▶ [GIVEN EXERCISE]:
Set the listing down again exactly, please, apart from its pictures.

▶ [AVAILABLE DATA]:
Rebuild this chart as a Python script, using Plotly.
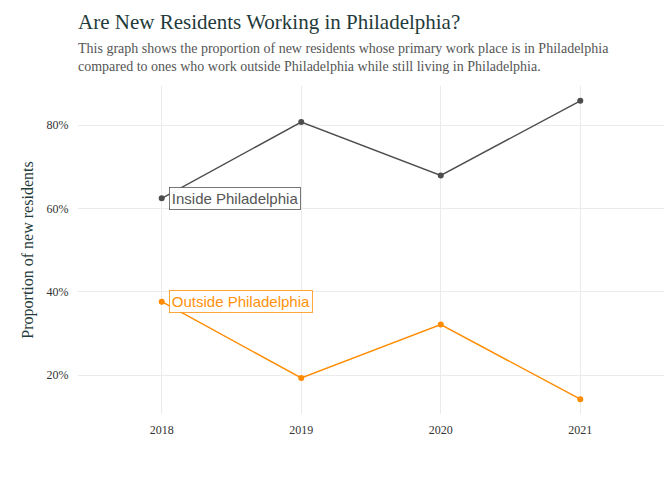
import plotly.graph_objects as go

years = [2018, 2019, 2020, 2021]
inside = [0.624, 0.807, 0.679, 0.858]
outside = [0.376, 0.193, 0.321, 0.142]
series_names = ["Inside Philadelphia", "Outside Philadelphia"]
series_colors = ["#4d4d4d", "#FF8C00"]
y_ticks = [0.2, 0.4, 0.6, 0.8]
y_tick_labels = ["20%", "40%", "60%", "80%"]

title = "Are New Residents Working in Philadelphia?"
subtitle = ("This graph shows the proportion of new residents whose primary work place is in Philadelphia<br>"
            "compared to ones who work outside Philadelphia while still living in Philadelphia.")

SERIF = "Liberation Serif"
SANS = "Liberation Sans"

fig = go.Figure()
for vals, name, col in zip([inside, outside], series_names, series_colors):
    fig.add_trace(go.Scatter(
        x=years, y=vals, mode="lines+markers", name=name,
        line=dict(color=col, width=1.4),
        marker=dict(color=col, size=6),
        showlegend=False,
    ))
    fig.add_annotation(
        x=years[0], y=vals[0], xref="x", yref="y",
        text=name, showarrow=False, xanchor="left", yanchor="middle",
        xshift=7, font=dict(family=SANS, size=15, color=col),
        bgcolor="white", bordercolor=col, borderwidth=0.8, borderpad=2,
        opacity=0.95,
    )

fig.add_annotation(
    x=0, y=1, xref="paper", yref="paper", xanchor="left", yanchor="bottom",
    text=title, showarrow=False, yshift=50, xshift=-2,
    font=dict(family=SERIF, size=21, color="#1f3b3b"),
)
fig.add_annotation(
    x=0, y=1, xref="paper", yref="paper", xanchor="left", yanchor="bottom",
    text=subtitle, showarrow=False, yshift=10, xshift=-2, align="left",
    font=dict(family=SERIF, size=14, color="#555555"),
)

fig.update_layout(
    width=672, height=480,
    margin=dict(l=78, r=8, t=86, b=66),
    plot_bgcolor="white", paper_bgcolor="white",
    font=dict(family=SERIF, color="#333333"),
)
fig.update_xaxes(
    range=[2017.4, 2021.6], tickvals=years, ticktext=[str(y) for y in years],
    showgrid=True, gridcolor="#ebebeb", gridwidth=1, zeroline=False,
    tickfont=dict(family=SERIF, size=12, color="#333333"),
    ticks="outside", ticklen=5, tickcolor="rgba(0,0,0,0)",
    showline=False,
)
fig.update_yaxes(
    range=[0.1064, 0.8936], tickvals=y_ticks, ticktext=y_tick_labels,
    showgrid=True, gridcolor="#ebebeb", gridwidth=1, zeroline=False,
    tickfont=dict(family=SERIF, size=12, color="#333333"),
    ticks="outside", ticklen=6, tickcolor="rgba(0,0,0,0)",
    title=dict(text="Proportion of new residents", font=dict(family=SERIF, size=16, color="#1f3b3b"), standoff=8),
    showline=False,
)

fig.write_html("out.html")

▶ [SOLVED EXERCISE]:
Rebuild this chart as a Python script, using Plotly.
import plotly.graph_objects as go

years = [2018, 2019, 2020, 2021]
inside = [0.624, 0.807, 0.679, 0.858]
outside = [0.376, 0.193, 0.321, 0.142]
series_names = ["Inside Philadelphia", "Outside Philadelphia"]
series_colors = ["#4d4d4d", "#FF8C00"]
y_ticks = [0.2, 0.4, 0.6, 0.8]
y_tick_labels = ["20%", "40%", "60%", "80%"]

title = "Are New Residents Working in Philadelphia?"
subtitle = ("This graph shows the proportion of new residents whose primary work place is in Philadelphia<br>"
            "compared to ones who work outside Philadelphia while still living in Philadelphia.")

SERIF = "Liberation Serif"
SANS = "Liberation Sans"

fig = go.Figure()
for vals, name, col in zip([inside, outside], series_names, series_colors):
    fig.add_trace(go.Scatter(
        x=years, y=vals, mode="lines+markers", name=name,
        line=dict(color=col, width=1.4),
        marker=dict(color=col, size=6),
        showlegend=False,
    ))
    fig.add_annotation(
        x=years[0], y=vals[0], xref="x", yref="y",
        text=name, showarrow=False, xanchor="left", yanchor="middle",
        xshift=7, font=dict(family=SANS, size=15, color=col),
        bgcolor="white", bordercolor=col, borderwidth=0.8, borderpad=2,
        opacity=0.95,
    )

fig.add_annotation(
    x=0, y=1, xref="paper", yref="paper", xanchor="left", yanchor="bottom",
    text=title, showarrow=False, yshift=50, xshift=-2,
    font=dict(family=SERIF, size=21, color="#1f3b3b"),
)
fig.add_annotation(
    x=0, y=1, xref="paper", yref="paper", xanchor="left", yanchor="bottom",
    text=subtitle, showarrow=False, yshift=10, xshift=-2, align="left",
    font=dict(family=SERIF, size=14, color="#555555"),
)

fig.update_layout(
    width=672, height=480,
    margin=dict(l=78, r=8, t=86, b=66),
    plot_bgcolor="white", paper_bgcolor="white",
    font=dict(family=SERIF, color="#333333"),
)
fig.update_xaxes(
    range=[2017.4, 2021.6], tickvals=years, ticktext=[str(y) for y in years],
    showgrid=True, gridcolor="#ebebeb", gridwidth=1, zeroline=False,
    tickfont=dict(family=SERIF, size=12, color="#333333"),
    ticks="outside", ticklen=5, tickcolor="rgba(0,0,0,0)",
    showline=False,
)
fig.update_yaxes(
    range=[0.1064, 0.8936], tickvals=y_ticks, ticktext=y_tick_labels,
    showgrid=True, gridcolor="#ebebeb", gridwidth=1, zeroline=False,
    tickfont=dict(family=SERIF, size=12, color="#333333"),
    ticks="outside", ticklen=6, tickcolor="rgba(0,0,0,0)",
    title=dict(text="Proportion of new residents", font=dict(family=SERIF, size=16, color="#1f3b3b"), standoff=8),
    showline=False,
)

fig.write_html("out.html")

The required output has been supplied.